The golden glow is back on New Zealand’s Olympic campaign thanks to another fabulous canoe sprint triumph for Lisa Carrington on Tuesday (Wednesday NZ Time).

Smoke on the water and with a golden hue off it, Carrington is now a double Olympic champion in the fast and furious canoe sprint they call the K1 200m − and there was never really any doubt about it as she extended her unbeaten streak in the event at the global level to 13 regattas.

Carrington’s reputation as the Usain Bolt of her sport gained further credence as she backed up her London triumph in the mad dash with another fast-finishing masterpiece in Rio. It’s the first part of what the powerful Kiwi hopes will be an historic double gold medal effort at these Games, with the K1 500m to follow.

The New Zealander looked as though she was up against it as Poland’s Marta Walczykiewicz and Azerbaijan’s Inna Osypenko-Radomska, the two big threats, bolted through the first 100m right on the Kiwi’s pace on the Rodrigo de Freitas lagoon.

It was game on at the halfway point, with conditions ideal for fast racing.

But then, as she does, Carrington stepped it up when it mattered. As those shoulders whirled in an explosion of transferred power, she was able to tap on her metaphorical accelerator over the second half to power clear to a decisive victory.

Carrington finished in 39.864 seconds, well clear of Walczykiewicz who took silver in 40.279 seconds and Osypenko-Radomska who claimed the bronze with 40.401 seconds. Victory was actually comfortable given the sport’s rapid-fire nature.

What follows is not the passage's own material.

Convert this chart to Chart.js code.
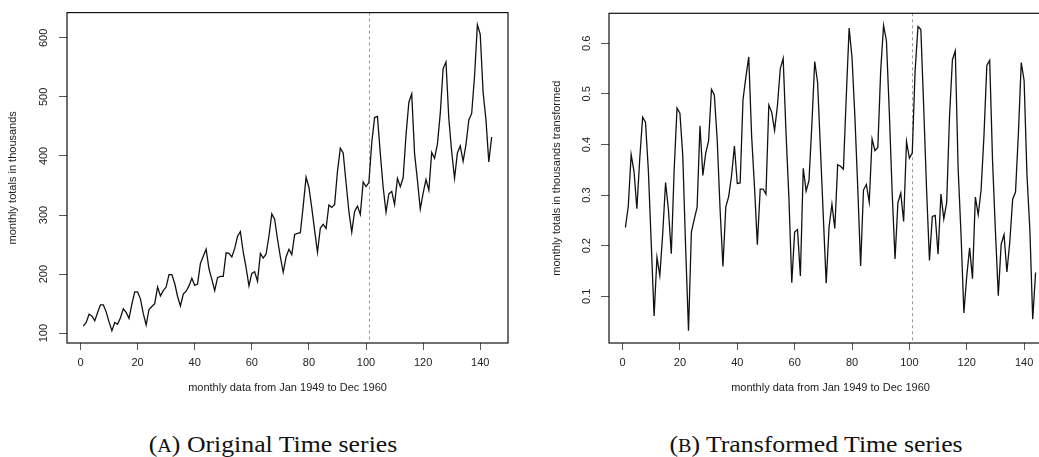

Carrington revealed she knew little about how the race unfolded, including where she was travelling or even if she’d won.

Fittingly, she received her gold medal from champion Kiwi boardsailer and current IOC athletes’ representative Barbara Kendall, who has a full set of Olympic medals won between 1992 and 2000.

The power-packed Carrington admitted she had been “pretty nervous” before the race as the enormity of it all had struck her.

She said she had exchanged some special words with runner-up Walczykiewicz on the pontoon afterwards.

“It’s so hard to see. I felt like I was in front when I crossed the line, but I had to wait,” she told NZ Newswire.

“It was very cool when my name came up.”

Carrington sensed the finish was tight. She switched on the peripheral vision momentarily with 50m to go and could tell boats in the three other centre lanes were hovering.

“I really just wanted to perform awesome today,” she told Sky Sport afterwards. “I really wanted it. But I’m just happy to have raced kind of a representation of the last four years, and longer than that. I’m just stoked.”

Carrington becomes the second woman to defend an Olympic title in a singles boat, matching the K1 500m deeds of Soviet paddler Lyudmila Pinayeva in 1968.

“We were just so happy for each other,” she told Sky Sport. “She’s so quick, she’s amazing. I’m happy for her. In London she didn’t medal but this time to see her on the podium is pretty special,” she added.

She also reflected on an ideal four years of preparation under the tutelage of master coach Gordon Walker.

“It was fairly tough. We are trying all the time to get better. It’s hard because we just keep pushing those boundaries to see how much more can I do, how much faster can I go, how much stronger can I get.